We need to figure out what could cause such behavior, or if not, what is the root cause of observed problems.

In the meantime we also will need to do #1256 to allow use of 2.17(.1) without this issue.

@cowtowncoder
Copy link
Member Author

/cc @mariofusco @pjfanning -- I hope to learn if there is some specific usage scenario and create multi-threaded reproduction. I am suspecting that somehow reuse from the pool is failing, but perhaps not for every call. jackson-benchmarks, for example, does not exhibit this problem: but it also does not by default use heavy concurrency and tests do not run long enough to necessarily accumulate humongous buffers.

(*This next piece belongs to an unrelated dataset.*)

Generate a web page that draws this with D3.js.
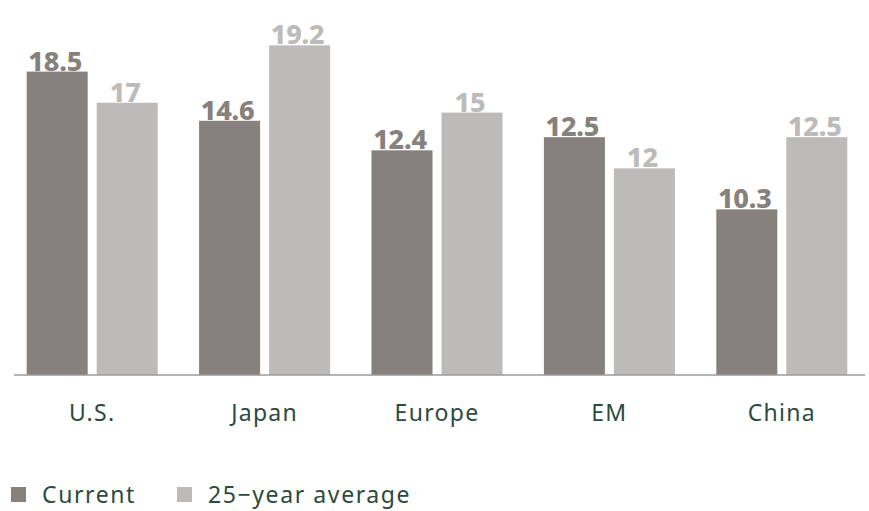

Also: it is interesting that the one concern I did have wrt unbounded pools ended up happening, it seems.
So it feels like my insistence on ideally having maximum size to avoid this problem (... although, doing so might hide an issue to) seems warranted. For whatever that is worth.

@mariofusco
Copy link
Contributor

HI @cowtowncoder I would like to investigate this memory issue, but at the moment I have no clue on how to reproduce it on my side. I also asked here and I'm waiting for an answer. I'm reviewing its implementation again, and in all honesty it seems quite straightforward, so at the moment I don't know what to do about it. About making the LockFree pool bounded, this is of course feasible, but I'm against for a few reasons:

  1. In general I don't like blind fixes
  2. In this specific case making the pool bounded won't help as to investigate the problem, but only to put it under the carpet
  3. Making that pool bounded won't be free however, both adding some further complexity to it and introducing a performance cost
  4. We already have a bounded pool implementation, with performance very similar to the LockFree, so if we want a bounded pool as default implementation, let's just use it

@mariofusco
Copy link
Contributor

Thinking twice, now I see an admittedly weird situation where the LockFree pool can grow indefinitely. In that pool there is an heuristic to limit the number of retries under heavy contention. When this happens it gives up attempting to retrieve a resource from the pool and creates a new one instead. However this heuristic is implemented symmetrically on both acquire and release, so similarly on release it gives up trying to put back a resource into the pool after a few failed attempts. In essence the pool will grow if there is a huge asymmetry in its usage, when the acquire is always under heavy contention but the release isn't. I'm not sure how to deal with this situation to be honest, but still I would like to see it happens into the wild before deciding on any action.

@cowtowncoder
Copy link
Member Author

@mariofusco Your thoughts align remarkably closely with my thinking :)
(not that this guarantees we are necessarily right but it is ok sanity check I think)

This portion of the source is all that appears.